There have been more than 700 Startup Weekends held in 110 countries. Usually, the weekend offers a springboard for products like mobile apps or software programs, ideas that don’t need a lot of money, staff or space to get started.

But at Binghamton Startup Weekend, the winner is getting into manufacturing. Cathy Kuzia pitched a 3-D printing business that would create replacement parts or prototypes for factories.

Working towards a launch

“The concept is that we can then, whether the part is broken or it’s modified or they have something completely new that’s a 3-D design, we can then reproduce it into a compatible 3-D format so it can be printable,” says Kuzia.

Kuzia is originally from Johnson City. She has a background in the printing business and recently moved back from San Francisco.

“My thinking is is that, now that I’m back in the area, there are no jobs for me. I have to create one,” says Kuzia.

Kuzia says in the traditional printing business, they’re already hiring 3-D printers to finish jobs for them - sending off plans to the 3-D printing company and waiting for a FedEx envelope with the part in it.

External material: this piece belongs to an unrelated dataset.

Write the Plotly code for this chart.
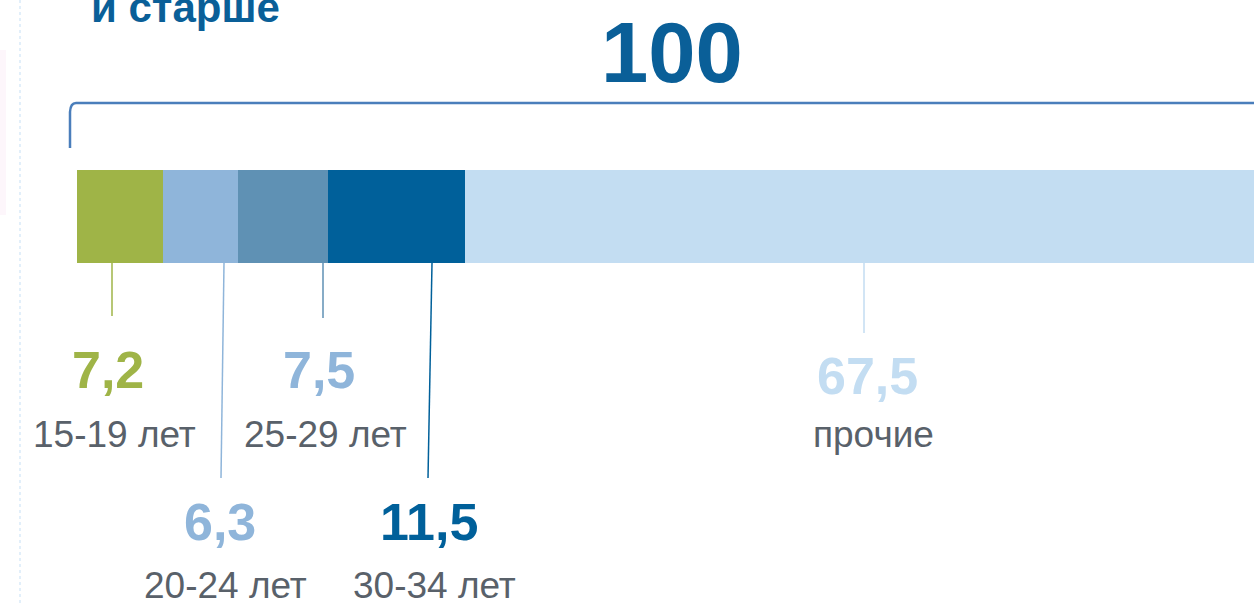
import plotly.graph_objects as go

# ---- data ----
categories = ["15-19 лет", "20-24 лет", "25-29 лет", "30-34 лет", "прочие"]
values = [7.2, 6.3, 7.5, 11.5, 67.5]
colors = ["#9fb447", "#8fb5da", "#5f91b4", "#00609a", "#c3ddf2"]
value_colors = ["#9fb447", "#8fb5da", "#8fb5da", "#00609a", "#c3ddf2"]
title_text = "и старше"

W, H = 1254, 604
BAR_LEFT_PX = 77
PX_PER_PCT = 11.94
FONT = "Arial, Liberation Sans, sans-serif"
TEXT_GREY = "#59616a"

def fmt(v):
    s = f"{v:.1f}".replace(".", ",")
    return s[:-2] if s.endswith(",0") else s

def px(x):
    return x / W

fig = go.Figure()
for cat, v, c in zip(categories, values, colors):
    fig.add_trace(go.Bar(
        x=[v], y=[216.5], width=[93], orientation="h", name=cat,
        marker=dict(color=c, line=dict(width=0)), hoverinfo="skip",
    ))

# label placement (pixel layout)
leaders = [  # (x_top, x_bottom, y_bottom)
    (112, 112, 316),
    (224, 221, 478),
    (323, 323, 318),
    (432, 428, 478),
    (864, 864, 333),
]
val_pos = [(108, 370), (220, 522), (319, 370), (429, 522), (867, 376)]
cat_pos = [(114, 434), (226, 585), (325, 434), (434, 585), (873, 434)]

shapes = []
annotations = []
for i, v in enumerate(values):
    xt, xb, yb = leaders[i]
    shapes.append(dict(type="line", xref="paper", yref="y",
                       x0=px(xt), x1=px(xb), y0=263, y1=yb,
                       line=dict(color=colors[i], width=1.5)))
    annotations.append(dict(xref="paper", yref="y", x=px(val_pos[i][0]), y=val_pos[i][1],
                            text=f"<b>{fmt(v)}</b>", showarrow=False,
                            xanchor="center", yanchor="middle",
                            font=dict(family=FONT, size=52, color=value_colors[i])))
    annotations.append(dict(xref="paper", yref="y", x=px(cat_pos[i][0]), y=cat_pos[i][1],
                            text=categories[i], showarrow=False,
                            xanchor="center", yanchor="middle",
                            font=dict(family=FONT, size=37, color=TEXT_GREY)))

total = sum(values)
annotations.append(dict(xref="paper", yref="y", x=px(672), y=52,
                        text=f"<b>{fmt(total)}</b>", showarrow=False,
                        xanchor="center", yanchor="middle",
                        font=dict(family=FONT, size=85, color="#0a5f98")))
annotations.append(dict(xref="paper", yref="y", x=px(89), y=7,
                        text=f"<b>{title_text}</b>", showarrow=False,
                        xanchor="left", yanchor="middle",
                        font=dict(family=FONT, size=42, color="#0a5f98")))

# bracket
shapes.append(dict(type="path", xref="paper", yref="y",
                   path=f"M {px(70)} 148 L {px(70)} 112 Q {px(70.5)} 103 {px(76)} 103 L {px(1260)} 103",
                   line=dict(color="#4a7ebb", width=2.5)))
# dotted divider
shapes.append(dict(type="line", xref="paper", yref="y", x0=px(20), x1=px(20), y0=0, y1=604,
                   line=dict(color="#c5dff5", width=1, dash="dot")))
# faint pink edge
shapes.append(dict(type="rect", xref="paper", yref="y", x0=0, x1=px(6), y0=50, y1=215,
                   fillcolor="#fdf6fb", line=dict(width=0), layer="below"))

fig.update_layout(
    width=W, height=H, barmode="stack", showlegend=False,
    margin=dict(l=0, r=0, t=0, b=0),
    paper_bgcolor="white", plot_bgcolor="white",
    xaxis=dict(range=[-BAR_LEFT_PX / PX_PER_PCT, (W - BAR_LEFT_PX) / PX_PER_PCT],
               visible=False, fixedrange=True),
    yaxis=dict(range=[H, 0], visible=False, fixedrange=True),
    bargap=0, shapes=shapes, annotations=annotations,
)

fig.write_html("out.html", config={"displayModeBar": False},
               post_script="document.body.style.margin='0';document.body.style.overflow='hidden';")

“And I like making things and I like things that are tangible and I think there’s a big background in the area of engineering and manufacturing that is a lot more tangible to existing businesses here than a mobile app,” says Kuzia.

But there’s one big problem: she doesn’t have a 3-D printer. There are inexpensive ones, about 1500 dollars. But for her business, she’s looking for one in the 25 to 50 thousand dollar range.

Kuzia says she didn’t have a fully formed idea for the business before the Startup Weekend, but now she plans to start by creating prototypes.

“Then literally have a demo case and knock on doors like Fuller Brush because the people that I’m going to, they don’t have websites, they don’t go to trade shows, they don’t even know this exists," says Kuzia.

"And it’s really an education process and it’s got to be face-to-face with actual live products to really demonstrate what this can do.”

She says it’ll take at least a year to get her idea off the ground.

An old-fashioned startup weekend idea

In second place was a more traditional startup idea: a software program that translates data into music. A computer science grad student at Binghamton University named Tony Worm came up with the idea.

To demonstrate his program, he's turned data collected by researchers studying climate change in Lake Mendota in Wisconsin and used a musical scale to sort, and make sense of it. 

“I just took one of those data streams, particularly dissolved oxygen, and I applied a few mathematical transformations to it, which mapped it onto the notes of the C Major scale and then you just play each note according to what each part of the data maps to,” says Worm.

Worm says the idea eventually is to have a computer program that can react to the notes a musician is playing and play music along with them. He expects to launch in about six months.

Like Kuzia and her 3-D printing business, Worm says the next step is to start getting samples into people’s hands and see how they respond.